Task instructions
Check each line below for the word "with", and copy those that have it.

-- start of Available data --

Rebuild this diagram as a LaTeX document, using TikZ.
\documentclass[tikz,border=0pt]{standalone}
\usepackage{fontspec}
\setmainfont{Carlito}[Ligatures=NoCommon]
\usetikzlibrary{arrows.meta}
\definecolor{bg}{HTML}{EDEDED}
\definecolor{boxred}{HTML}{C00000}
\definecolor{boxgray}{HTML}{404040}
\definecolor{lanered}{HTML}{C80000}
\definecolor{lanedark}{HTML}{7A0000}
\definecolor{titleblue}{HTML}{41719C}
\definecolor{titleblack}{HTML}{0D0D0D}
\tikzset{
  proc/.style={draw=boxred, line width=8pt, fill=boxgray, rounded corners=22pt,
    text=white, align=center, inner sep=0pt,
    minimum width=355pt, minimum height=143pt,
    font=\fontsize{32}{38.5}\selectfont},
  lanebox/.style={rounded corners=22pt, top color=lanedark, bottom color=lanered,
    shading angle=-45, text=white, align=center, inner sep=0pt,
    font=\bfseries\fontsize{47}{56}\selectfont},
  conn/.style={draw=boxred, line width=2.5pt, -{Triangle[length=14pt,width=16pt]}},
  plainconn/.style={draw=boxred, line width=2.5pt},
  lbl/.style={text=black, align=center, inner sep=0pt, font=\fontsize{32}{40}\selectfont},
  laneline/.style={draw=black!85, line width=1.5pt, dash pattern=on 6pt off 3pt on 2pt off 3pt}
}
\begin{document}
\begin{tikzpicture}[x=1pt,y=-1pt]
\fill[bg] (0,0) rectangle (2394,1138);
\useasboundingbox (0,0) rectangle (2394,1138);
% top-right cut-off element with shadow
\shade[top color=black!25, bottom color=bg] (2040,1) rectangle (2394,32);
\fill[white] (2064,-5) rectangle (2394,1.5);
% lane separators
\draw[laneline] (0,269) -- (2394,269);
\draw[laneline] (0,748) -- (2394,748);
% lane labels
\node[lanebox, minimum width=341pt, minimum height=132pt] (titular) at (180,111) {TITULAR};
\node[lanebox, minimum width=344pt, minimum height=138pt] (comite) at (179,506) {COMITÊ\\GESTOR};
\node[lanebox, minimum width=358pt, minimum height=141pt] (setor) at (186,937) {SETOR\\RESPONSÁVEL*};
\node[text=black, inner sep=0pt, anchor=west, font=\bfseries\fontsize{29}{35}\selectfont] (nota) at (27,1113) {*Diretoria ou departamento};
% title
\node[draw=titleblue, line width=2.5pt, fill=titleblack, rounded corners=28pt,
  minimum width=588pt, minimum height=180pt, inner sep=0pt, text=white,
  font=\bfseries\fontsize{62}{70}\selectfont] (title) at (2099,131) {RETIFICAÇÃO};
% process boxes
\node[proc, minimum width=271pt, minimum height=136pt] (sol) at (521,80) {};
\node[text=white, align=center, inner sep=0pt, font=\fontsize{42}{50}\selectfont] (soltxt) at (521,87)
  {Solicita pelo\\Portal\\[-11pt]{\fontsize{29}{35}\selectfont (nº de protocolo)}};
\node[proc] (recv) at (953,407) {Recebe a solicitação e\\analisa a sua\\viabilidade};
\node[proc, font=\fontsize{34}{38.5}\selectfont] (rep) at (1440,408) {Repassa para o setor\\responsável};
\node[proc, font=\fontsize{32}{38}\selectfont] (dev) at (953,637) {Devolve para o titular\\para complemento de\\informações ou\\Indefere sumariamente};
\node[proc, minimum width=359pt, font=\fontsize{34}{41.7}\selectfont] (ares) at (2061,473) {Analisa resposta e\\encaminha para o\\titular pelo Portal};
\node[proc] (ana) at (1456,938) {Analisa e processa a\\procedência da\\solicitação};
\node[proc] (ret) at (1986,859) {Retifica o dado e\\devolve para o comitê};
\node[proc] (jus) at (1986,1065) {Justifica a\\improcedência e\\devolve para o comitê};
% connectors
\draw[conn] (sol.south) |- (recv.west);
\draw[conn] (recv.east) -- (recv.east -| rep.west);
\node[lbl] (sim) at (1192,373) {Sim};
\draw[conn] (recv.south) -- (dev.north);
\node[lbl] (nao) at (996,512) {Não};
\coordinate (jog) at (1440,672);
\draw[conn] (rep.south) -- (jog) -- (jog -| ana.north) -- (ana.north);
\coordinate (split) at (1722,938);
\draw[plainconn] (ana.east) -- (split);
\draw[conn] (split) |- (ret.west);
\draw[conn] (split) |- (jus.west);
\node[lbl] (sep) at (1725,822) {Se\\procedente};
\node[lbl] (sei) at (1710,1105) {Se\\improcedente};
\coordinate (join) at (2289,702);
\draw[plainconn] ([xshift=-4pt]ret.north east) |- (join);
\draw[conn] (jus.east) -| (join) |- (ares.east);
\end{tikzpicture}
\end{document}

-- end of Available data --
-- start of Available data --

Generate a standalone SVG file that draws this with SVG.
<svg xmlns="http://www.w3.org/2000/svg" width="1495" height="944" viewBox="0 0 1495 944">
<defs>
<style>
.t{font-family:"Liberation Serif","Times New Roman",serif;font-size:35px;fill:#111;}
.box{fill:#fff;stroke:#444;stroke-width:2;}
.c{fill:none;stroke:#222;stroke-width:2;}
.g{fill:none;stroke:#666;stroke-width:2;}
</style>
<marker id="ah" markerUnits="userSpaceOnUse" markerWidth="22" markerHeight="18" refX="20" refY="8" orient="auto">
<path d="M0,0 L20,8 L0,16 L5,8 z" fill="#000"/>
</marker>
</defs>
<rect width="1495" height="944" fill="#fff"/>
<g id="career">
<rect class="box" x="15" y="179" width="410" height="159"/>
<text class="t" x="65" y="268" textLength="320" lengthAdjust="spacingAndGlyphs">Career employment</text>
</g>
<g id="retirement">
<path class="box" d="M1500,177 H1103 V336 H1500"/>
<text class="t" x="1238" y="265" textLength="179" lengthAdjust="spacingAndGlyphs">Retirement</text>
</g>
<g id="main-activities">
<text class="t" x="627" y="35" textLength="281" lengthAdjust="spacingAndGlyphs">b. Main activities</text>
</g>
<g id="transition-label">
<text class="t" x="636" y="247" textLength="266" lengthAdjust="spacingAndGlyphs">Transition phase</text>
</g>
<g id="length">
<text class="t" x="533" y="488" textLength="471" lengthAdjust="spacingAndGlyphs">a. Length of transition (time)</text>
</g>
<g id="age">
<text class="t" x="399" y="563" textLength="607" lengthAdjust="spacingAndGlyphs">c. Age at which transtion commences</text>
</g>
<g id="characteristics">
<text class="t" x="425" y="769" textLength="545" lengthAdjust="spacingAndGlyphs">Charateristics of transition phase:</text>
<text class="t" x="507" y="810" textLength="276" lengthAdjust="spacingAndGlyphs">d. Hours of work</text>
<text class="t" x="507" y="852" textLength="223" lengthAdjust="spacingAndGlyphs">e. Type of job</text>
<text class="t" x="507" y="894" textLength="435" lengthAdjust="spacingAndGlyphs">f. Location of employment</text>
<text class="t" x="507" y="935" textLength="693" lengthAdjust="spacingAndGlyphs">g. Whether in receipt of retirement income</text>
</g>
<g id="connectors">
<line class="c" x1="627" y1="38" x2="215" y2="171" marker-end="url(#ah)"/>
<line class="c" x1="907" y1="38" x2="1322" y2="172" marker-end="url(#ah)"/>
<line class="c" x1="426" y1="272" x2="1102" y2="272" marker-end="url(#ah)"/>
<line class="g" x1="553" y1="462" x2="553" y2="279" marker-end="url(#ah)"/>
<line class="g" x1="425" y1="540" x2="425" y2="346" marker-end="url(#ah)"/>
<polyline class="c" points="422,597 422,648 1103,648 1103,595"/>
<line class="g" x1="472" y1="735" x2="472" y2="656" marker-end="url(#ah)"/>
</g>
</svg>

-- end of Available data --

Reply to the exercise
% top-right cut-off element with shadow
Generate a standalone SVG file that draws this with SVG.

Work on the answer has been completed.